Car oui, « BHL » a de l’humour. Dans cet autoportrait brossé depuis le point de vue de la fragilité que tout homme porte en lui, il s’en donne à cœur joie pour rire de la sienne. Il moque ses manies : pourquoi est-il « contre » les parapluies, les montres, les valises à roulettes et les animaux de compagnie ? Pourquoi cohabite-t-il pourtant avec Little Siam, un chat auquel il a fini par sauver la vie ? Comment, lui qui s’efforce de garder le contrôle sur toutes choses, doit-il à des erreurs de somnifères une collection de gaffes toutes plus inconvenantes les unes que les autres ? Une voix, en somme, qui n’a pas peur de partir du bas pour monter vers la vérité de l’âme qui la porte.

Car il y a enfin le principal : la méditation. Et si le sommeil était la clé de tout ? De tout, c’est-à-dire d’un refus matriciel : le refus radical de s’abandonner à l’empire du corps. De dire « oui » à la nature et à la marche du monde. De fermer les yeux devant l’horreur de l’époque.
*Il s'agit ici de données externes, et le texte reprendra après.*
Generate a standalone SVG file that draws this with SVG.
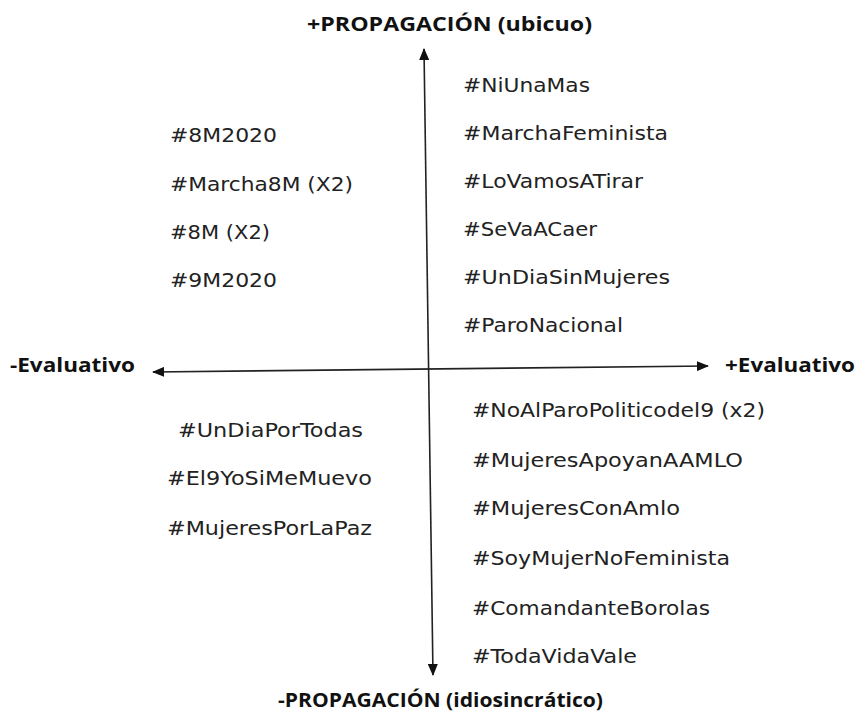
<svg xmlns="http://www.w3.org/2000/svg" width="860" height="714" viewBox="0 0 860 714">
<style>
.t{font-family:"DejaVu Sans","Liberation Sans",sans-serif;font-size:19px;fill:#222}
.b{font-family:"Open Sans","Liberation Sans",sans-serif;font-size:19px;font-weight:bold;fill:#111}
.ax{stroke:#222;stroke-width:1.6;fill:none}
</style>
<defs>
<marker id="ah" viewBox="0 0 12 10" refX="11" refY="5" markerWidth="12" markerHeight="10" markerUnits="userSpaceOnUse" orient="auto-start-reverse">
<path d="M0,0 L12,5 L0,10 Z" fill="#111"/>
</marker>
</defs>
<rect width="860" height="714" fill="#fff"/>
<g id="connectors">
<line class="ax" x1="424" y1="49" x2="433" y2="675" marker-start="url(#ah)" marker-end="url(#ah)"/>
<line class="ax" x1="153" y1="372" x2="708" y2="366" marker-start="url(#ah)" marker-end="url(#ah)"/>
</g>
<g id="axis-labels">
<text class="b" x="307" y="31" textLength="285" lengthAdjust="spacingAndGlyphs">+PROPAGACIÓN (ubicuo)</text>
<text class="b" x="278" y="707" textLength="325" lengthAdjust="spacingAndGlyphs">-PROPAGACIÓN (idiosincrático)</text>
<text class="b" x="10" y="372" textLength="125" lengthAdjust="spacingAndGlyphs">-Evaluativo</text>
<text class="b" x="725" y="372" textLength="130" lengthAdjust="spacingAndGlyphs">+Evaluativo</text>
</g>
<g id="q-top-left">
<text class="t" x="170" y="142" textLength="107" lengthAdjust="spacingAndGlyphs">#8M2020</text>
<text class="t" x="170" y="191" textLength="183" lengthAdjust="spacingAndGlyphs">#Marcha8M (X2)</text>
<text class="t" x="170" y="239" textLength="100" lengthAdjust="spacingAndGlyphs">#8M (X2)</text>
<text class="t" x="170" y="287" textLength="107" lengthAdjust="spacingAndGlyphs">#9M2020</text>
</g>
<g id="q-top-right">
<text class="t" x="463" y="92" textLength="127" lengthAdjust="spacingAndGlyphs">#NiUnaMas</text>
<text class="t" x="463" y="140" textLength="205" lengthAdjust="spacingAndGlyphs">#MarchaFeminista</text>
<text class="t" x="463" y="188" textLength="180" lengthAdjust="spacingAndGlyphs">#LoVamosATirar</text>
<text class="t" x="463" y="236" textLength="134" lengthAdjust="spacingAndGlyphs">#SeVaACaer</text>
<text class="t" x="463" y="284" textLength="207" lengthAdjust="spacingAndGlyphs">#UnDiaSinMujeres</text>
<text class="t" x="463" y="332" textLength="160" lengthAdjust="spacingAndGlyphs">#ParoNacional</text>
</g>
<g id="q-bottom-left">
<text class="t" x="178" y="437" textLength="185" lengthAdjust="spacingAndGlyphs">#UnDiaPorTodas</text>
<text class="t" x="167" y="485" textLength="205" lengthAdjust="spacingAndGlyphs">#El9YoSiMeMuevo</text>
<text class="t" x="167" y="535" textLength="205" lengthAdjust="spacingAndGlyphs">#MujeresPorLaPaz</text>
</g>
<g id="q-bottom-right">
<text class="t" x="472" y="417" textLength="293" lengthAdjust="spacingAndGlyphs">#NoAlParoPoliticodel9 (x2)</text>
<text class="t" x="472" y="467" textLength="271" lengthAdjust="spacingAndGlyphs">#MujeresApoyanAAMLO</text>
<text class="t" x="472" y="515" textLength="208" lengthAdjust="spacingAndGlyphs">#MujeresConAmlo</text>
<text class="t" x="472" y="565" textLength="258" lengthAdjust="spacingAndGlyphs">#SoyMujerNoFeminista</text>
<text class="t" x="472" y="615" textLength="238" lengthAdjust="spacingAndGlyphs">#ComandanteBorolas</text>
<text class="t" x="472" y="663" textLength="165" lengthAdjust="spacingAndGlyphs">#TodaVidaVale</text>
</g>
</svg>
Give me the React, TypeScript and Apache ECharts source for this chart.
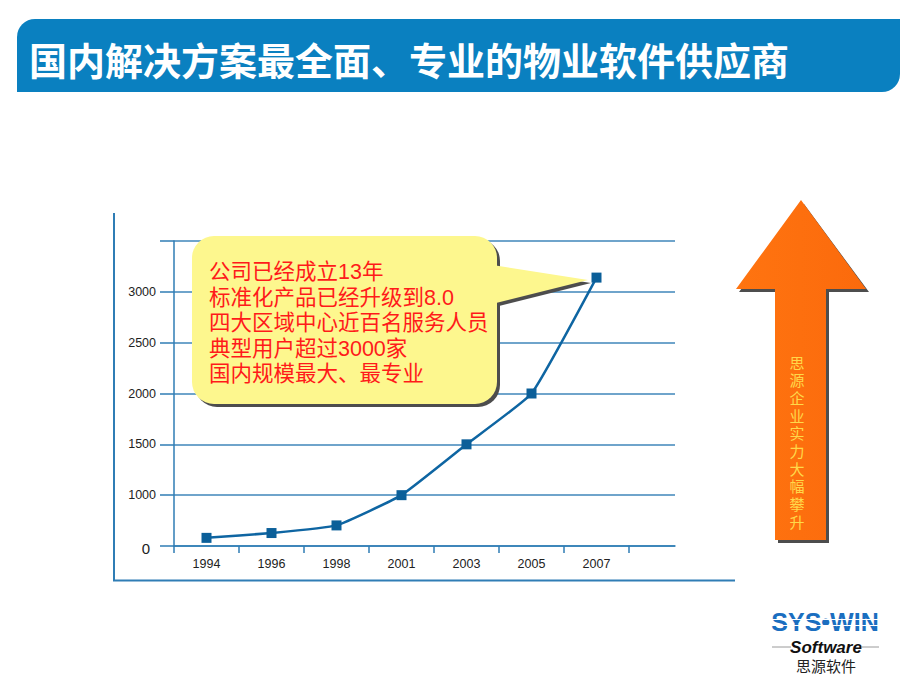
import React, { useEffect, useRef } from "react";
import * as echarts from "echarts";

const years = ["1994", "1996", "1998", "2001", "2003", "2005", "2007"];
const customers = [160, 255, 405, 1000, 1500, 2000, 3140];
const yTickLabels: Record<number, string> = { 500: "0", 1000: "1000", 1500: "1500", 2000: "2000", 2500: "2500", 3000: "3000", 3500: "" };
const calloutLines = [
  "公司已经成立13年",
  "标准化产品已经升级到8.0",
  "四大区域中心近百名服务人员",
  "典型用户超过3000家",
  "国内规模最大、最专业",
];
const titleText = "国内解决方案最全面、专业的物业软件供应商";
const arrowText = "思源企业实力大幅攀升";

// The original axis is broken: the "0" gridline sits one step below 1000.
const toAxis = (v: number) => (v <= 1000 ? 500 + v / 2 : v);

const BLUE = "#2f7db5";
const GRID = "#3f86ba";
const CJK = '"Noto Sans CJK SC", sans-serif';
const CJK_TIGHT = '"Liberation Sans", "Noto Sans CJK SC", sans-serif';

export default function App() {
  const ref = useRef<HTMLDivElement>(null);
  useEffect(() => {
    if (!ref.current) return;
    const chart = echarts.init(ref.current, null, { renderer: "svg" });
    const shadow = "#4d4d4d";
    const yellow = "#fdf78e";
    const orange = "#fb6a0c";
    const arrowChars = arrowText.split("").map((ch, i) => ({
      type: "text",
      z: 22,
      style: {
        text: ch,
        x: 797,
        y: 363 + i * 17.7,
        align: "center",
        verticalAlign: "middle",
        fill: "#ffd84a",
        font: `15px ${CJK_TIGHT}`,
      },
    }));
    const calloutTexts = calloutLines.map((line, i) => ({
      type: "text",
      z: 22,
      style: {
        text: line,
        x: 209,
        y: 272 + i * 25.5,
        verticalAlign: "middle",
        fill: "#ff1a1a",
        font: `21.5px ${CJK_TIGHT}`,
      },
    }));
    chart.setOption({
      animation: false,
      backgroundColor: "#ffffff",
      grid: [
        { left: 174, top: 241, width: 455, bottom: 144 },
        { left: 629, top: 241, width: 46, bottom: 144 },
      ],
      xAxis: [
        {
          gridIndex: 0,
          type: "category",
          data: years,
          boundaryGap: true,
          axisLine: { lineStyle: { color: BLUE, width: 1.5 } },
          axisTick: { show: true, length: 7, lineStyle: { color: BLUE, width: 1.5 } },
          axisLabel: { color: "#222", fontSize: 12.5, margin: 11, fontFamily: "Liberation Sans, Arial" },
        },
        {
          gridIndex: 1,
          type: "category",
          data: [""],
          axisLine: { lineStyle: { color: BLUE, width: 1.5 } },
          axisTick: { show: false },
          axisLabel: { show: false },
        },
      ],
      yAxis: [
        {
          gridIndex: 0,
          type: "value",
          min: 500,
          max: 3500,
          interval: 500,
          axisLine: { show: true, lineStyle: { color: BLUE, width: 1.5 } },
          axisTick: { show: true, length: 14, lineStyle: { color: BLUE, width: 1.5 } },
          splitLine: { show: true, lineStyle: { color: GRID, width: 1.5 } },
          axisLabel: {
            color: "#222",
            fontSize: 12.5,
            margin: 18,
            fontFamily: "Liberation Sans, Arial",
            formatter: (v: number) => (v === 500 ? "{z|0}" : yTickLabels[v] ?? ""),
            rich: { z: { fontSize: 15, padding: [4, 6, 0, 0], color: "#222", fontFamily: "Liberation Sans, Arial" } },
          },
        },
        {
          gridIndex: 1,
          type: "value",
          min: 500,
          max: 3500,
          interval: 500,
          axisLine: { show: false },
          axisTick: { show: false },
          axisLabel: { show: false },
          splitLine: { show: true, lineStyle: { color: GRID, width: 1.5 } },
        },
      ],
      series: [
        {
          type: "line",
          xAxisIndex: 0,
          yAxisIndex: 0,
          data: customers.map(toAxis),
          smooth: 0.12,
          symbol: "rect",
          symbolSize: 10,
          lineStyle: { color: "#0e65a2", width: 2.5 },
          itemStyle: { color: "#0b5f99" },
          z: 3,
        },
      ],
      graphic: [
        // title bar
        { type: "rect", z: 1, shape: { x: 17, y: 19, width: 883, height: 73, r: [18, 0, 18, 0] }, style: { fill: "#0a80c0" } },
        { type: "text", z: 2, style: { text: titleText, x: 29, y: 58, verticalAlign: "middle", fill: "#ffffff", font: `bold 38px ${CJK}` } },
        // outer frame
        { type: "line", z: 1, shape: { x1: 114, y1: 213, x2: 114, y2: 581 }, style: { stroke: BLUE, lineWidth: 2 } },
        { type: "line", z: 1, shape: { x1: 113, y1: 580.5, x2: 735, y2: 580.5 }, style: { stroke: BLUE, lineWidth: 2 } },
        // callout shadow
        { type: "rect", z: 20, shape: { x: 195, y: 239, width: 305, height: 168, r: 22 }, style: { fill: shadow } },
        { type: "polygon", z: 20, shape: { points: [[483, 266], [591, 283], [483, 310]] }, style: { fill: shadow } },
        // callout body
        { type: "rect", z: 21, shape: { x: 192, y: 236, width: 305, height: 168, r: 22 }, style: { fill: yellow } },
        { type: "polygon", z: 21, shape: { points: [[480, 263], [588, 280], [480, 307]] }, style: { fill: yellow } },
        ...calloutTexts,
        // arrow
        {
          type: "polygon",
          z: 20,
          shape: { points: [[804, 204], [869, 292], [829, 292], [829, 543], [778, 543], [778, 292], [739, 292]] },
          style: { fill: shadow },
        },
        {
          type: "polygon",
          z: 21,
          shape: { points: [[801, 200], [866, 289], [826, 289], [826, 540], [775, 540], [775, 289], [736, 289]] },
          style: {
            fill: new echarts.graphic.LinearGradient(0, 0, 1, 0, [
              { offset: 0, color: "#ff7410" },
              { offset: 1, color: orange },
            ]),
          },
        },
        ...arrowChars,
        // logo
        { type: "text", z: 5, style: { text: "SYS•WIN", x: 825, y: 622, align: "center", verticalAlign: "middle", fill: "#1a6ec0", font: 'bold 25px "Liberation Sans", Arial' } },
        { type: "line", z: 6, shape: { x1: 768, y1: 619.5, x2: 882, y2: 619.5 }, style: { stroke: "#ffffff", lineWidth: 1.2 } },
        { type: "line", z: 6, shape: { x1: 768, y1: 625.5, x2: 882, y2: 625.5 }, style: { stroke: "#ffffff", lineWidth: 1.2 } },
        { type: "text", z: 5, style: { text: "Software", x: 826, y: 647, align: "center", verticalAlign: "middle", fill: "#111", font: 'italic bold 17px "Liberation Sans", Arial' } },
        { type: "line", z: 5, shape: { x1: 772, y1: 647, x2: 791, y2: 647 }, style: { stroke: "#9a9a9a", lineWidth: 1 } },
        { type: "line", z: 5, shape: { x1: 861, y1: 647, x2: 879, y2: 647 }, style: { stroke: "#9a9a9a", lineWidth: 1 } },
        { type: "text", z: 5, style: { text: "思源软件", x: 826, y: 665, align: "center", verticalAlign: "middle", fill: "#222", font: `15px ${CJK}` } },
      ],
    });
    return () => chart.dispose();
  }, []);
  return <div ref={ref} style={{ position: "absolute", left: 0, top: 0, width: 920, height: 690 }} />;
}
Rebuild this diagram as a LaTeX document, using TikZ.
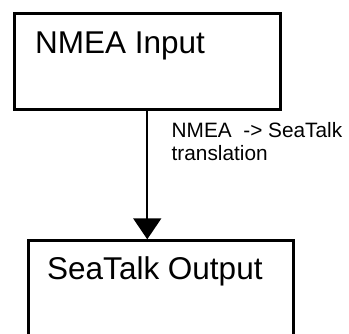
\documentclass[tikz,border=0pt]{standalone}
\usepackage{fontspec}
\setmainfont{Liberation Sans}
\usetikzlibrary{arrows.meta,calc}
\begin{document}
\begin{tikzpicture}[x=1pt,y=-1pt,
  boxstyle/.style={draw=black,line width=2.8pt,inner sep=0pt,anchor=north west},
  titlestyle/.style={inner sep=0pt,anchor=base west,font=\fontsize{31.5}{37}\selectfont},
  labelstyle/.style={inner sep=0pt,anchor=base west,align=left,font=\fontsize{20.8}{23}\selectfont},
  arrowstyle/.style={line width=1.8pt,-{Triangle[width=28pt,length=21pt]}}]
\useasboundingbox (0,0) rectangle (349,333);
\clip (0,0) rectangle (349,333);
\node[boxstyle,minimum width=266.3pt,minimum height=96pt] (top) at (12.7,12.3) {};
\node[boxstyle,minimum width=265pt,minimum height=120pt] (bot) at (26.7,239.3) {};
\node[titlestyle] (toptext) at (35,53.3) {NMEA Input};
\node[titlestyle] (bottext) at (47,279.3) {SeaTalk Output};
\draw[arrowstyle] (top.south) -- (top.south |- bot.north);
\node[labelstyle] (lbl) at (171.5,160.5) {NMEA\ \ -> SeaTalk\\translation};
\end{tikzpicture}
\end{document}
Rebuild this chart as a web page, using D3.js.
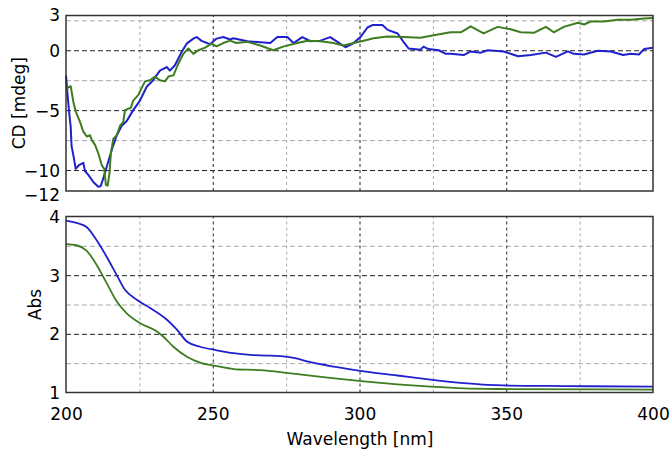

Cette incapacité à dormir n’est-elle pas la clé d’un combat plus profond ? N’est-ce pas, par exemple, ce qui le sépare de cette extrême gauche qui, malgré sa prétention à se maintenir en éveil (woke), s’endort devant les drames de l’époque ? N’est-ce pas l’histoire éternelle du conflit entre le réel et l’idéalisme ? De l’ambition originelle de Bernard-Henri Lévy : inviter l’écriture à chanter plus grand qu’elle ?

Rares sont les hapax dans la littérature. Les livres qui s’aventurent sur un chemin improvisé. Qui s’élèvent du corps à l’âme, du « tas de secrets » à la métaphysique, et de l’autoportrait à un poème qui soit universel. Nuit blanche en est un, je souhaite une longue vie aux portes qui s’y ouvrent.